All this is to say that there has to be something better out there. It is my dream that someday we will actually start to demand it for all and not argue over what makes us all different.

11/24/06

advent

as i have grown older, one of the things that i have come to truly appreciate about the catholic church is the manner in which her calendar takes care to prepare us for important holidays. easter is preceded by 40 days and 40 nights of fasting, prayer, and self-sacrifice in order that we may be better prepared to experience the mystery of the resurrection. now, 4 weeks before christmas, we enter the season of advent. now, i am not trying to say that i am perfect, or magnificently devout, for i most certainly am nowhere near the most devoted or consummate catholic; i am simply acknowledging what a wonderful idea it is that certain events need a period of good preparation if we, as people of limited faith, energy, and foresight, are to truly benefit from them.
i like to take these seasons of preparation as opportunities to look at my life and see what needs refreshment and recomittment, and this advent, i am making the decision that i will look upon writing as more of a discipline for a little while. i have been wasting too much of my newfound piano-free time, and i fear i have lost more days than i would have liked to listless inactivity. never fear, dear reader, i will most likely be spending more time writing things you may never see rather than pondering the mysteries and beauties of life for your enjoyment.
now i shall go to my warm and cushy bed, and pray that my resolve may last through the morning.

11/22/06

i like beginning things. i get a special yearning to begin new things as old ones end; hence this blog. my semester is drawing to a close, and i am looking back upon how earnestly i developed my astronomical aptitude for wasting time. so now i am filled with an inspired hankering to create something new, something important, so i pitifully turn to a new blog. my malignant desire to leave some lasting impression on humanity has not yet been cured, pretend as i may that having a simple life may be enough. i want to write a book that makes people think and talk; i want to head an organization that reaches out to and actually affects the lives of those in need; i want to travel to a place where english is not the native language and tell the residents of this land that not all americans are lost, that in fact there may be hope for the west still. i want to preach faith in humanity and believe my own words.

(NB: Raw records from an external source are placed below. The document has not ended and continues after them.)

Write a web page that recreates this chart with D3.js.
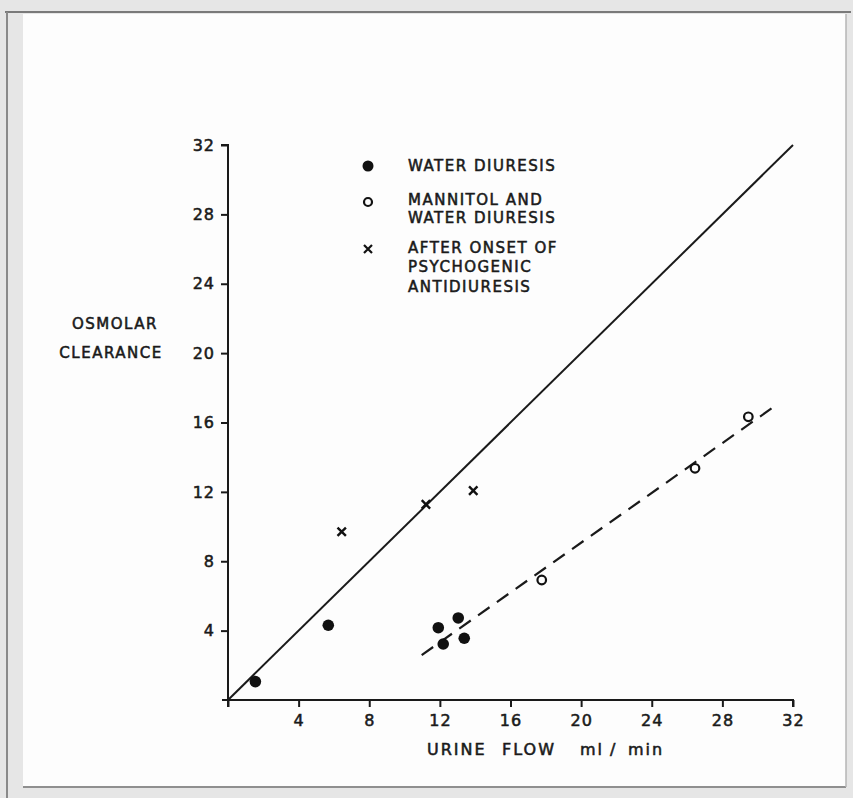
<!DOCTYPE html>
<html>
<head>
<meta charset="utf-8">
<script src="https://cdn.jsdelivr.net/npm/d3@7"></script>
<style>
  html, body { margin: 0; padding: 0; background: #e6e6e6; }
  svg { display: block; }
  text { font-family: "DejaVu Sans", sans-serif; fill: #1a1a1a; stroke: #1a1a1a; stroke-width: 0.55px; }
</style>
</head>
<body>
<script>
// Osmolar clearance vs urine flow (ml/min)
const xTicks = [4, 8, 12, 16, 20, 24, 28, 32];
const yTicks = [4, 8, 12, 16, 20, 24, 28, 32];

// Water diuresis (filled circles)
const waterFlow = [1.55, 5.68, 11.91, 12.19, 13.04, 13.38];
const waterClear = [1.06, 4.31, 4.17, 3.23, 4.73, 3.56];

// Mannitol and water diuresis (open circles)
const mannitolFlow = [17.77, 26.45, 29.47];
const mannitolClear = [6.92, 13.36, 16.33];

// After onset of psychogenic antidiuresis (crosses)
const antiFlow = [6.44, 11.21, 13.89];
const antiClear = [9.70, 11.28, 12.07];

// Line of identity and fitted dashed line endpoints
const identityX = [0, 32];
const identityY = [0, 32];
const fitX = [10.97, 30.88];
const fitY = [2.59, 16.88];

const legendLabels = [
  ["WATER DIURESIS"],
  ["MANNITOL AND", "WATER DIURESIS"],
  ["AFTER ONSET OF", "PSYCHOGENIC", "ANTIDIURESIS"]
];
const xTitleWords = ["URINE", "FLOW", "ml", "/", "min"];

const W = 853, H = 798;
const svg = d3.select("body").append("svg").attr("width", W).attr("height", H);

// paper panel and frame edges
svg.append("rect").attr("x", 0).attr("y", 0).attr("width", W).attr("height", H).attr("fill", "#e6e6e6");
svg.append("rect").attr("x", 23).attr("y", 14).attr("width", 823).attr("height", 773)
  .attr("fill", "#fdfdfd");
svg.append("line").attr("x1", 5).attr("x2", 851).attr("y1", 12).attr("y2", 12)
  .attr("stroke", "#7a7a7a").attr("stroke-width", 2);
svg.append("line").attr("x1", 7).attr("x2", 7).attr("y1", 12).attr("y2", 798)
  .attr("stroke", "#8a8a8a").attr("stroke-width", 2);
svg.append("line").attr("x1", 23).attr("x2", 846).attr("y1", 787).attr("y2", 787)
  .attr("stroke", "#8f8f8f").attr("stroke-width", 2);
svg.append("line").attr("x1", 846).attr("x2", 846).attr("y1", 14).attr("y2", 787)
  .attr("stroke", "#b5b5b5").attr("stroke-width", 1.5);

const x = d3.scaleLinear().domain([0, 32]).range([228, 793]);
const y = d3.scaleLinear().domain([0, 32]).range([700, 145]);

const g = svg.append("g");

// axes
const xAxis = d3.axisBottom(x).tickValues([0].concat(xTicks)).tickSize(7).tickPadding(8)
  .tickFormat(d => d === 0 ? "" : d);
const yAxis = d3.axisLeft(y).tickValues(yTicks).tickSize(7).tickPadding(6);

const gx = g.append("g").attr("transform", `translate(0,${y(0)})`).call(xAxis);
const gy = g.append("g").attr("transform", `translate(${x(0)},0)`).call(yAxis);
[gx, gy].forEach(a => {
  a.select(".domain").attr("stroke", "#1a1a1a").attr("stroke-width", 2);
  a.selectAll(".tick line").attr("stroke", "#1a1a1a").attr("stroke-width", 2);
  a.selectAll(".tick text").attr("font-size", 16).attr("letter-spacing", 1)
    .attr("font-family", "DejaVu Sans").attr("fill", "#1a1a1a");
});
gx.select(".domain").attr("d", `M${x(0) - 6},0H${x(32)}V7`);
gy.select(".domain").attr("d", `M-7,${y(32)}H0V${y(0) + 7}`);

// axis titles
g.append("text").attr("x", 115).attr("y", y(20) - 24)
  .attr("font-size", 15).attr("letter-spacing", 1.5).attr("text-anchor", "middle")
  .text("OSMOLAR");
g.append("text").attr("x", 111).attr("y", y(20) + 5)
  .attr("font-size", 15).attr("letter-spacing", 1.5).attr("text-anchor", "middle")
  .text("CLEARANCE");
const xTitleX = [427, 502, 580, 610, 628];
xTitleWords.forEach((w, i) => {
  g.append("text").attr("x", xTitleX[i]).attr("y", 755).attr("font-size", 16)
    .attr("letter-spacing", 2).text(w);
});

// identity line
g.append("line")
  .attr("x1", x(identityX[0])).attr("y1", y(identityY[0]))
  .attr("x2", x(identityX[1])).attr("y2", y(identityY[1]))
  .attr("stroke", "#1a1a1a").attr("stroke-width", 2);

// dashed regression line
g.append("line")
  .attr("x1", x(fitX[0])).attr("y1", y(fitY[0]))
  .attr("x2", x(fitX[1])).attr("y2", y(fitY[1]))
  .attr("stroke", "#1a1a1a").attr("stroke-width", 2.2).attr("stroke-dasharray", "14,9");

// markers
const water = waterFlow.map((v, i) => [v, waterClear[i]]);
const mannitol = mannitolFlow.map((v, i) => [v, mannitolClear[i]]);
const anti = antiFlow.map((v, i) => [v, antiClear[i]]);

g.selectAll(".water").data(water).join("circle").attr("class", "water")
  .attr("cx", d => x(d[0])).attr("cy", d => y(d[1])).attr("r", 5.8).attr("fill", "#111");

g.selectAll(".mannitol").data(mannitol).join("circle").attr("class", "mannitol")
  .attr("cx", d => x(d[0])).attr("cy", d => y(d[1])).attr("r", 4.3)
  .attr("fill", "none").attr("stroke", "#111").attr("stroke-width", 2.2);

const cross = (sel, s) => sel.attr("d", d => {
  const cx = x(d[0]), cy = y(d[1]);
  return `M${cx - s},${cy - s}L${cx + s},${cy + s}M${cx - s},${cy + s}L${cx + s},${cy - s}`;
}).attr("stroke", "#111").attr("stroke-width", 2.4).attr("fill", "none");
g.selectAll(".anti").data(anti).join("path").attr("class", "anti").call(cross, 4.2);

// legend
const legX = 368, textX = 408;
const legRows = [166, 202, 249];
const legBaselines = [[171], [205, 223], [253, 272, 292]];
g.append("circle").attr("cx", legX).attr("cy", legRows[0]).attr("r", 5.5).attr("fill", "#111");
g.append("circle").attr("cx", legX).attr("cy", legRows[1]).attr("r", 4)
  .attr("fill", "none").attr("stroke", "#111").attr("stroke-width", 2.2);
g.append("path").attr("d", `M${legX - 4},${legRows[2] - 4}L${legX + 4},${legRows[2] + 4}M${legX - 4},${legRows[2] + 4}L${legX + 4},${legRows[2] - 4}`)
  .attr("stroke", "#111").attr("stroke-width", 2.2);

legendLabels.forEach((lines, i) => {
  lines.forEach((ln, j) => {
    g.append("text").attr("x", textX).attr("y", legBaselines[i][j])
      .attr("font-size", 15).attr("letter-spacing", 1.5).text(ln);
  });
});
</script>
</body>
</html>
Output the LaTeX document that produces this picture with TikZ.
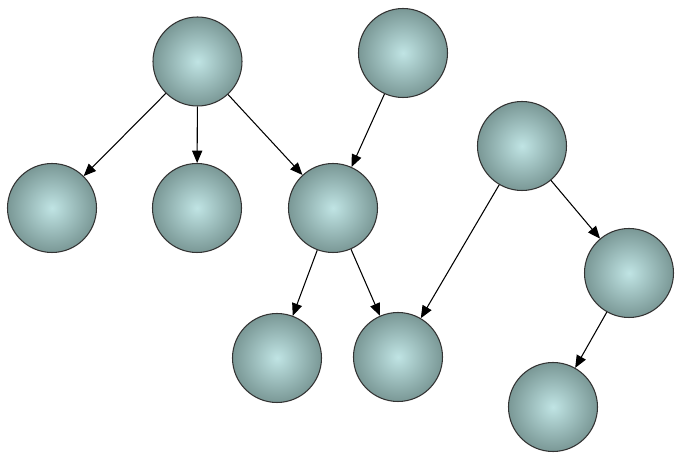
\documentclass[tikz,border=0pt]{standalone}
\usepackage{xcolor}
\usepackage{tikz}
\usetikzlibrary{shapes.geometric, arrows}
\definecolor{ballin}{RGB}{192,228,228}
\definecolor{ballout}{RGB}{122,152,150}
\tikzstyle{ball} = [circle, minimum size=1.78cm, inner sep=0pt, draw=black!80, line width=0.6pt, inner color=ballin, outer color=ballout]
\tikzstyle{arrow} = [line width=0.6pt,->,>=triangle 45]

\begin{document}
\begin{tikzpicture}[x=1cm,y=1cm]
            \useasboundingbox (0,0) rectangle (13.5,9.12);
            \node[ball] (A) at (3.95,7.89) {};
            \node[ball] (B) at (8.06,8.06) {};
            \node[ball] (C) at (1.04,4.96) {};
            \node[ball] (D) at (3.94,4.96) {};
            \node[ball] (E) at (6.66,4.96) {};
            \node[ball] (F) at (10.44,6.20) {};
            \node[ball] (G) at (12.58,3.66) {};
            \node[ball] (H) at (5.54,1.96) {};
            \node[ball] (I) at (7.96,1.98) {};
            \node[ball] (J) at (11.06,0.98) {};
            \draw [arrow] (A) -- (C);
            \draw [arrow] (A) -- (D);
            \draw [arrow] (A) -- (E);
            \draw [arrow] (B) -- (E);
            \draw [arrow] (E) -- (H);
            \draw [arrow] (E) -- (I);
            \draw [arrow] (F) -- (I);
            \draw [arrow] (F) -- (G);
            \draw [arrow] (G) -- (J);
        \end{tikzpicture}
\end{document}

i want, i want, i want . . . i am a member of the thirsty generation of children who stopped trying when they discovered that no amount of work would enable them all to be rockstars. we were told to dream big dreams, and that hard work would get us all the way to the oval office by parents and teachers who had themselves worked hard and found that they would never get further than their living rooms and therefore made the decision to be content. all 300 million residents of the united states cannot be president -- it is a mathematical impossibility. talent and hard work alone will not make a rockstar -- you need connections. as each of us empirically discovers this for the first time, we are faced with the choice of being happy with all our bountiful blessings, or being restless for the rest of our lives. true, many of the restless ones will put in the work, make the connections, and get lucky; but so many of us give up. i certainly did, but i have returned to restlessness, and am again trying to do something about it.